When people speak of their favourite childhood books, there’s often a glow—a warm memory of being read to at night, of turning pages beneath a doona with a torch, of library visits and beloved stories that shaped the way they saw the world.
My childhood wasn’t like that.
Books didn’t feature heavily in our home. I don’t recall anyone reading to me. There were no shelves lined with picture books, no treasured copies worn at the corners. I didn’t grow up nestled into stories. I grew up outside, in a backyard or on a makeshift field, kicking a ball through a bicycle tyre hung from the clothesline.
That was the kind of literacy I knew: reading the wind, reading the bounce, refining technique by repetition. Sport wasn’t just play—it was passion, aspiration, and one of the few things that brought parental attention.
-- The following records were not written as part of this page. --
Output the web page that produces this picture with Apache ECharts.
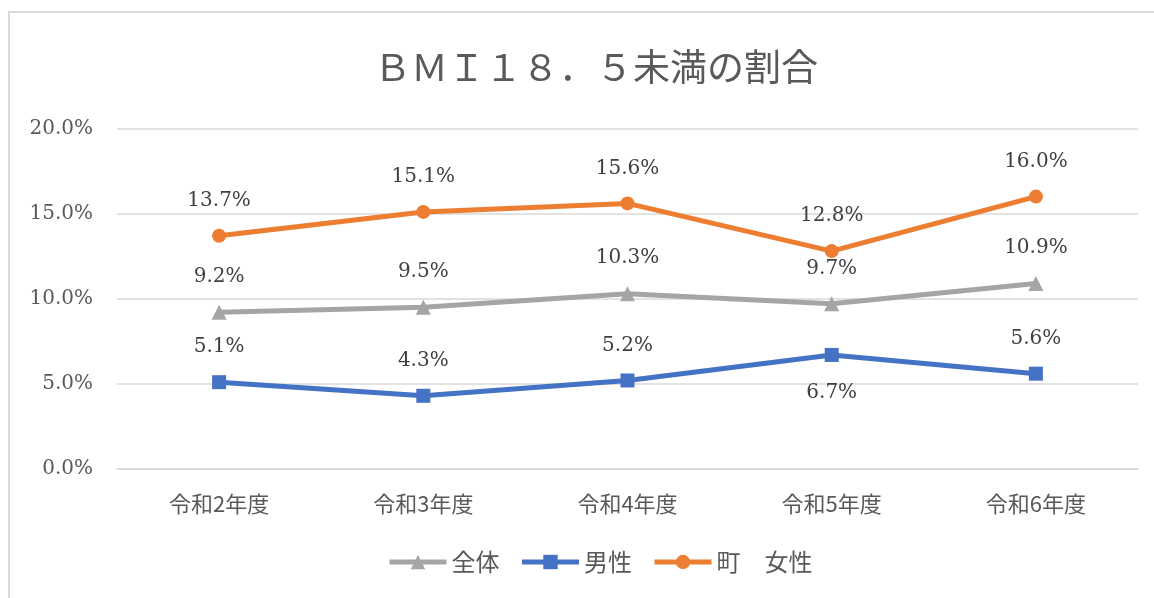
<!DOCTYPE html>
<html>
<head>
    <meta charset="UTF-8">
    <title>BMI18.5未満の割合</title>
    <script src="https://cdn.jsdelivr.net/npm/echarts/dist/echarts.min.js"></script>
    <style>
        html, body { margin: 0; padding: 0; background: #fff; }
        #main { width: 1154px; height: 598px; }
    </style>
</head>
<body>
    <div id="main"></div>
    <script type="text/javascript">
        // chart data
        const years = ['令和2年度', '令和3年度', '令和4年度', '令和5年度', '令和6年度'];
        const seriesNames = ['全体', '男性', '町　女性'];
        const totalVals = [9.2, 9.5, 10.3, 9.7, 10.9];
        const maleVals = [5.1, 4.3, 5.2, 6.7, 5.6];
        const femaleVals = [13.7, 15.1, 15.6, 12.8, 16.0];
        const yTicks = [0, 5, 10, 15, 20];

        const numFont = '"DejaVu Serif", "Noto Sans CJK JP", serif';
        const cjkFont = '"Noto Sans CJK JP", "DejaVu Serif", sans-serif';
        const textColor = '#595959';

        function labelled(vals, belowIdx) {
            return vals.map((v, i) => {
                let item = { value: v };
                if (i === belowIdx) {
                    item.label = { position: 'bottom', distance: 21 };
                }
                return item;
            });
        }

        function makeSeries(name, vals, color, symbol, size, belowIdx) {
            return {
                name: name,
                type: 'line',
                data: labelled(vals, belowIdx),
                symbol: symbol,
                symbolSize: size,
                lineStyle: { color: color, width: 5 },
                itemStyle: { color: color },
                label: {
                    show: true,
                    position: 'top',
                    distance: 18,
                    color: '#404040',
                    fontFamily: numFont,
                    fontSize: 20,
                    formatter: p => p.value.toFixed(1) + '%'
                },
                emphasis: { disabled: true },
                animation: false
            };
        }

        let chart = echarts.init(document.getElementById('main'));

        let option = {
            backgroundColor: '#fff',
            title: {
                text: 'ＢＭＩ１８．５未満の割合',
                left: 369,
                top: 43,
                textStyle: {
                    fontFamily: cjkFont,
                    fontSize: 37,
                    fontWeight: 'normal',
                    color: textColor
                }
            },
            graphic: [{
                type: 'rect',
                shape: { x: 9, y: 12, width: 1200, height: 620 },
                style: { fill: 'none', stroke: '#d9d9d9', lineWidth: 2 },
                silent: true
            }],
            legend: {
                bottom: 19,
                left: 382,
                data: seriesNames,
                itemWidth: 57,
                itemHeight: 18,
                itemGap: 20,
                lineStyle: { width: 5 },
                textStyle: { fontFamily: cjkFont, fontSize: 24, color: textColor }
            },
            grid: {
                left: 117,
                right: 16,
                top: 128.5,
                bottom: 129
            },
            xAxis: {
                type: 'category',
                data: years,
                boundaryGap: true,
                axisLine: { show: true, lineStyle: { color: '#d9d9d9', width: 1.5 } },
                axisTick: { show: false },
                axisLabel: {
                    fontFamily: cjkFont,
                    fontSize: 22,
                    color: textColor,
                    margin: 24
                }
            },
            yAxis: {
                type: 'value',
                min: yTicks[0],
                max: yTicks[yTicks.length - 1],
                interval: 5,
                axisLine: { show: false },
                axisTick: { show: false },
                splitLine: { lineStyle: { color: '#d9d9d9', width: 1.5 } },
                axisLabel: {
                    fontFamily: numFont,
                    fontSize: 20,
                    color: textColor,
                    margin: 24,
                    formatter: v => v.toFixed(1) + '%'
                }
            },
            series: [
                makeSeries(seriesNames[0], totalVals, '#a5a5a5', 'triangle', 15, -1),
                makeSeries(seriesNames[1], maleVals, '#4472c4', 'rect', 14, 3),
                makeSeries(seriesNames[2], femaleVals, '#ed7d31', 'circle', 14, -1)
            ]
        };

        chart.setOption(option);
    </script>
</body>
</html>
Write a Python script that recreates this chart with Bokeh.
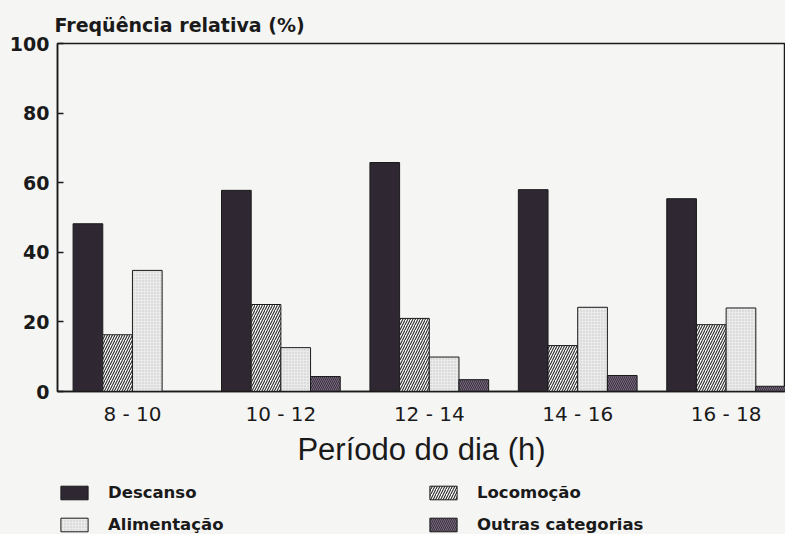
from bokeh.plotting import figure
from bokeh.layouts import column
from bokeh.models import ColumnDataSource, FixedTicker, Legend, LegendItem, Range1d
from bokeh.transform import dodge
from bokeh.embed import file_html
from bokeh.resources import INLINE

periods = ["8 - 10", "10 - 12", "12 - 14", "14 - 16", "16 - 18"]
descanso = [48.2, 57.8, 65.8, 58.0, 55.4]
locomocao = [16.3, 25.0, 21.0, 13.2, 19.2]
alimentacao = [34.8, 12.6, 9.9, 24.2, 24.0]
outras = [0.0, 4.3, 3.4, 4.6, 1.5]
y_ticks = [0, 20, 40, 60, 80, 100]

FONT = "Liberation Sans"
WIDE = "DejaVu Sans"
BG = "#f5f5f4"
INK = "#1a1a1a"

STYLES = {
    "descanso": dict(fill_color="#2f2832"),
    "locomocao": dict(fill_color="#ffffff", hatch_pattern="/", hatch_color="#2a2a2a",
                      hatch_scale=5, hatch_weight=1.1),
    "alimentacao": dict(fill_color="#ebebeb", hatch_pattern=".", hatch_color="#c2c2c2",
                        hatch_scale=3, hatch_weight=1),
    "outras": dict(fill_color="#776a7c", hatch_pattern="\\", hatch_color="#3a3040",
                   hatch_scale=4, hatch_weight=1),
}

src = ColumnDataSource(dict(
    x=list(range(len(periods))),
    descanso=descanso, locomocao=locomocao,
    alimentacao=alimentacao, outras=outras,
))

LEG_H = 64
MAIN_H = 534 - LEG_H
p = figure(width=785, height=MAIN_H, output_backend="svg", toolbar_location=None,
           x_range=Range1d(-0.505, 4.40), y_range=Range1d(0, 100),
           min_border_left=57, min_border_right=0, min_border_top=43,
           min_border_bottom=MAIN_H - 391)
p.background_fill_color = BG
p.border_fill_color = BG
p.outline_line_color = INK
p.outline_line_width = 1.5
p.xgrid.visible = False
p.ygrid.visible = False

p.title.text = "Freqüência relativa (%)"
p.title.text_font = WIDE
p.title.text_font_style = "bold"
p.title.text_font_size = "19px"
p.title.text_color = INK
p.title.align = "left"
p.title.offset = -3
p.title.standoff = 15

W = 0.2
offsets = {"descanso": -0.3, "locomocao": -0.1, "alimentacao": 0.1, "outras": 0.3}
for key, off in offsets.items():
    p.vbar(x=dodge("x", off), top=key, width=W, source=src,
           line_color=INK, line_width=1, **STYLES[key])

# axes
p.yaxis.ticker = FixedTicker(ticks=y_ticks)
p.yaxis.major_tick_in = 6
p.yaxis.major_tick_out = 0
p.yaxis.minor_tick_line_color = None
p.yaxis.axis_line_width = 1.5
p.yaxis.axis_line_color = INK
p.yaxis.major_tick_line_width = 1.5
p.yaxis.major_tick_line_color = INK
p.yaxis.major_label_text_font = WIDE
p.yaxis.major_label_text_font_style = "bold"
p.yaxis.major_label_text_font_size = "19px"
p.yaxis.major_label_text_color = INK
p.yaxis.major_label_standoff = 8

p.xaxis.ticker = FixedTicker(ticks=list(range(len(periods))))
p.xaxis.major_label_overrides = {i: lab for i, lab in enumerate(periods)}
p.xaxis.major_tick_in = 0
p.xaxis.major_tick_out = 0
p.xaxis.minor_tick_line_color = None
p.xaxis.axis_line_width = 1.5
p.xaxis.axis_line_color = INK
p.xaxis.major_label_text_font = WIDE
p.xaxis.major_label_text_font_size = "20px"
p.xaxis.major_label_text_color = INK
p.xaxis.major_label_standoff = 10
p.xaxis.axis_label = "Período do dia (h)"
p.xaxis.axis_label_text_font = FONT
p.xaxis.axis_label_text_font_style = "normal"
p.xaxis.axis_label_text_font_size = "31px"
p.xaxis.axis_label_text_color = INK
p.xaxis.axis_label_standoff = 3

# legend strip below the chart (its frame is aligned with the chart's frame)
leg = figure(width=785, height=LEG_H, output_backend="svg", toolbar_location=None,
             x_range=Range1d(0, 728), y_range=Range1d(0, LEG_H),
             x_axis_location=None, y_axis_location=None,
             min_border=0, min_border_left=57, min_border_right=0,
             min_border_top=0, min_border_bottom=0)
leg.grid.visible = False
leg.outline_line_color = None
leg.background_fill_color = BG
leg.border_fill_color = BG

# legend-only proxies (zero-height, outside the visible range)
proxy = ColumnDataSource(dict(x=[-100], top=[0]))
legend_items = [
    ("Descanso", "descanso", (0, 32)),
    ("Alimentação", "alimentacao", (0, 0)),
    ("Locomoção", "locomocao", (369, 32)),
    ("Outras categorias", "outras", (369, 0)),
]
for label, key, loc in legend_items:
    r = leg.vbar(x="x", top="top", width=1, source=proxy, line_color=INK, line_width=1,
                 **STYLES[key])
    lg = Legend(items=[LegendItem(label=label, renderers=[r])], location=loc,
                padding=0, margin=0, border_line_color=None, background_fill_alpha=0,
                glyph_width=34, glyph_height=17, label_standoff=17, label_height=17,
                label_text_font=WIDE, label_text_font_style="bold",
                label_text_font_size="16.5px", label_text_color=INK)
    leg.add_layout(lg, "center")

layout = column(p, leg, spacing=0, styles={"background-color": BG})
open("out.html", "w").write(file_html(layout, INLINE))
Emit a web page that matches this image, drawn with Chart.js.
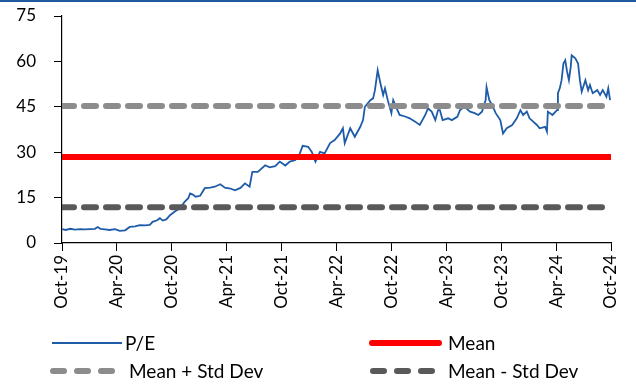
<!DOCTYPE html>
<html>
<head>
<meta charset="utf-8">
<script src="https://cdn.jsdelivr.net/npm/chart.js@4.4.1/dist/chart.umd.min.js"></script>
<style>
  html, body { margin: 0; padding: 0; background: #fff; }
  #wrap { position: relative; width: 636px; height: 385px; overflow: hidden; }
  #topbar { position: absolute; left: 0; top: 0; width: 636px; height: 2px; background: #1f5aa0; }
  canvas { position: absolute; left: 0; top: 0; }
  .leg { position: absolute; font-family: Lato, "Open Sans", sans-serif; font-size: 19px; color: #000; line-height: 20px; white-space: nowrap; }
  .sw { position: absolute; }
</style>
</head>
<body>
<div id="wrap">
  <canvas id="c" width="636" height="385"></canvas>
  <div id="topbar"></div>
  <svg class="sw" style="left:50px;top:333px" width="74" height="20"><line x1="2" y1="10" x2="72" y2="10" stroke="#1f5ca8" stroke-width="2"/></svg>
  <div class="leg" style="left:125px;top:333px">P/E</div>
  <svg class="sw" style="left:366px;top:333px" width="80" height="20"><line x1="6" y1="10" x2="73" y2="10" stroke="#ff0000" stroke-width="6" stroke-linecap="round"/></svg>
  <div class="leg" style="left:448px;top:333px">Mean</div>
  <svg class="sw" style="left:46px;top:361px" width="80" height="20"><line x1="7" y1="10" x2="66" y2="10" stroke="#8c8c8c" stroke-width="6" stroke-linecap="round" stroke-dasharray="11 13"/></svg>
  <div class="leg" style="left:129px;top:361px">Mean + Std Dev</div>
  <svg class="sw" style="left:366px;top:361px" width="80" height="20"><line x1="7" y1="10" x2="66" y2="10" stroke="#595959" stroke-width="6" stroke-linecap="round" stroke-dasharray="11 13"/></svg>
  <div class="leg" style="left:448px;top:361px">Mean - Std Dev</div>
</div>
<script>
// ---- data ----
const tickLabels = ["Oct-19","Apr-20","Oct-20","Apr-21","Oct-21","Apr-22","Oct-22","Apr-23","Oct-23","Apr-24","Oct-24"];
// months since Oct-2019
const months = [0.0,0.4,0.9,1.4,2.0,2.5,3.1,3.6,3.9,4.2,4.7,5.2,5.8,6.3,6.9,7.4,8.0,8.5,9.1,9.6,9.9,10.4,10.7,11.0,11.4,11.8,12.3,12.9,13.4,13.8,14.0,14.3,14.6,15.1,15.6,16.2,16.7,17.3,17.8,18.4,18.9,19.5,20.0,20.5,20.8,21.4,22.2,22.7,23.3,23.8,24.4,24.9,25.5,26.0,26.3,26.9,27.3,27.7,28.2,28.7,29.3,29.8,30.4,30.7,30.9,31.5,32.0,32.6,32.9,33.1,33.7,34.0,34.2,34.5,34.8,35.1,35.3,35.6,36.0,36.2,36.5,36.9,37.5,38.0,38.6,39.1,39.7,40.0,40.4,40.8,41.1,41.3,41.6,42.2,42.6,43.2,43.5,44.0,44.6,45.1,45.5,45.9,46.3,46.4,46.7,47.0,47.4,47.9,48.2,48.6,49.2,49.7,50.1,50.4,50.8,51.1,51.5,51.9,52.2,52.8,53.0,53.1,53.6,54.1,54.2,54.4,54.6,54.8,55.0,55.2,55.4,55.6,55.7,56.1,56.4,56.6,56.8,57.2,57.5,57.7,58.0,58.5,58.8,59.1,59.5,59.7,59.9];
const pe = [4.6,4.3,4.7,4.4,4.6,4.5,4.6,4.7,5.3,4.7,4.5,4.3,4.6,4.0,4.2,5.3,5.5,5.9,5.8,6.0,7.0,7.5,8.2,7.4,7.8,9.2,10.3,11.5,13.6,14.8,16.4,16.0,15.3,15.6,18.1,18.3,18.6,19.4,18.3,18.0,17.4,18.2,19.7,18.6,23.5,23.5,25.7,25.0,25.4,26.9,25.6,26.9,27.4,29.6,32.1,31.8,30.1,26.9,30.1,29.6,33.0,34.0,36.2,37.9,33.0,37.9,35.1,38.4,40.6,45.0,47.2,47.8,50.5,57.1,52.8,48.9,51.1,47.2,42.9,47.2,45.0,42.3,41.8,41.2,40.1,39.0,42.3,44.5,43.4,40.6,43.9,43.9,40.6,41.2,40.6,41.7,43.9,45.0,43.4,42.9,42.3,43.4,47.2,51.5,47.2,45.6,42.9,40.6,36.2,37.9,39.0,41.2,43.9,42.3,43.4,41.2,40.1,39.0,37.9,38.4,36.8,43.4,42.3,43.9,49.5,51.1,53.8,59.3,60.4,56.6,53.8,58.2,62.0,61.0,59.3,53.8,50.0,53.8,50.5,52.2,49.5,50.5,48.9,50.5,48.3,51.1,47.2];
const meanValue = 28.4;
const meanPlusStd = 45.3;
const meanMinusStd = 11.8;
const xRange = [0, 60];

const peData = months.map((m, i) => ({ x: m, y: pe[i] }));
const flat = v => xRange.map(x => ({ x: x, y: v }));

Chart.defaults.font.family = "Lato, 'Open Sans', sans-serif";
Chart.defaults.color = "#000";

// target plot-area box (pixels)
const box = { top: 16, bottom: 243, left: 62, right: 611 };
let xAxisH = 385 - box.bottom;
let yAxisW = box.left;
const pad = { top: box.top, right: 636 - box.right, left: 0, bottom: 0 };

const chart = new Chart(document.getElementById('c'), {
  type: 'line',
  data: {
    datasets: [
      { label: 'P/E', data: peData, borderColor: '#1f5ca8', borderWidth: 1.8, pointRadius: 0, tension: 0, order: 4 },
      { label: 'Mean', data: flat(meanValue), borderColor: '#ff0000', borderWidth: 6, pointRadius: 0, order: 3 },
      { label: 'Mean + Std Dev', data: flat(meanPlusStd), borderColor: '#8c8c8c', borderWidth: 6, borderDash: [12, 10], borderCapStyle: 'round', pointRadius: 0, order: 2 },
      { label: 'Mean - Std Dev', data: flat(meanMinusStd), borderColor: '#595959', borderWidth: 6, borderDash: [12, 10], borderCapStyle: 'round', pointRadius: 0, order: 1 }
    ]
  },
  options: {
    responsive: false,
    animation: false,
    events: [],
    layout: { padding: () => ({ top: pad.top, right: pad.right, left: pad.left, bottom: pad.bottom }) },
    plugins: { legend: { display: false }, tooltip: { enabled: false } },
    scales: {
      x: {
        type: 'linear', min: 0, max: 60,
        afterBuildTicks: s => { s.ticks = tickLabels.map((_, i) => ({ value: i * 6 })); },
        afterFit: s => { s.height = xAxisH; },
        ticks: { minRotation: 90, maxRotation: 90, autoSkip: false, padding: 4, font: { size: 17 }, callback: v => tickLabels[Math.round(v / 6)] },
        grid: { drawOnChartArea: false, drawTicks: true, tickLength: 8, color: '#000' },
        border: { display: true, color: '#000', width: 1.2 }
      },
      y: {
        min: 0, max: 75,
        afterBuildTicks: s => { s.ticks = [0,15,30,45,60,75].map(v => ({ value: v })); },
        afterFit: s => { s.width = yAxisW; s.paddingTop = 0; s.paddingBottom = 0; },
        ticks: { padding: 18, font: { size: 17 } },
        grid: { drawOnChartArea: false, drawTicks: true, tickLength: 8, color: '#000' },
        border: { display: true, color: '#000', width: 1.2 }
      }
    }
  }
});

// nudge layout so the axes' end points land on the target box
for (let i = 0; i < 3; i++) {
  const ys = chart.scales.y, xs = chart.scales.x;
  const t = ys.getPixelForValue(75), b = ys.getPixelForValue(0);
  const l = xs.getPixelForValue(0), r = xs.getPixelForValue(60);
  if (Math.abs(t - box.top) < 0.5 && Math.abs(b - box.bottom) < 0.5 && Math.abs(l - box.left) < 0.5 && Math.abs(r - box.right) < 0.5) break;
  pad.top += box.top - t;
  xAxisH += b - box.bottom;
  yAxisW += box.left - l;
  pad.right += r - box.right;
  chart.update();
}
</script>
</body>
</html>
We trained ourselves in it, not with coaches but with each other, fuelled by dreams of heroes who wore boots instead of capes.
In our household—and in much of Australia—sport was the sanctioned story of boyhood. It was what you were praised for. It was where you proved yourself. There was an honour in sweating, in pushing your body, in never giving up. It shaped our identity, our weekends, our friendships. It was the one arena in which effort was reliably rewarded and heroes were recognisable. To play well was to matter.
If I had a favourite book, it was Johnny Raper’s Book of Rugby League. I borrowed it on repeat from the school library. Not because of the prose—there was nothing lyrical about it—but because Johnny Raper was a hero. He made sense of the world I wanted to belong to. That book didn’t ask me to imagine a new reality—it affirmed the one I was already living.
The other sanctioned narrative, though less openly celebrated, was war.
I was born a decade after the end of World War II. The air still hummed with its aftershocks. Its stories were in the silences of our fathers, the medals in our neighbours’ drawers, the black-and-white television shows we consumed: Combat, The Rat Patrol, The Sullivans. Our play was full of war—stick rifles, trench dugouts in the dirt, whispered missions. We fought invisible enemies with real intensity.
Looking back, I realise we weren’t just playing. We were rehearsing. War was also part of the national script, especially for boys. It was woven into the idea of masculinity. You might grow up to be a footy legend, but you also might have to serve your country. Heroism came in two uniforms: the jersey and the khaki.
The Vietnam War was real by the time I was in my teens. I remember the conscription lottery—birthdates broadcast on the evening news. There was a fear, unspoken but heavy, that we might be called up. And yet, that fear was laced with expectation. If your number was drawn, you went. You didn’t question it too much. That, too, was part of the script.
The books I encountered as a child reflected these narratives. Biggles was another name I borrowed from the school library. Flying ace. Wartime hero. Decades later, I’d realise how problematic those stories were—casual racism, outdated views—but at the time, they fit the pattern. They were extensions of the world we knew, not departures from it.
So when someone asks about my favourite childhood book, I hesitate. Not because I didn’t have one, but because I didn’t have it in the way they mean. My favourites weren’t literary masterpieces—they were cultural companions. They met me where I was: in backyards, in bootcamp fantasies, in the glow of late-afternoon sport and the looming shadow of war.
In hindsight, I can see the gap—the absence of imaginative alternatives, the lack of gentle, expansive stories that might have offered something different. But I also see how deeply shaped we were by the sanctioned narratives of our time. Sport and war. Heroism and endurance. Victory and sacrifice.
And maybe that’s what a favourite book really is—not just the best-written, but the one that named your world and made you feel seen in it.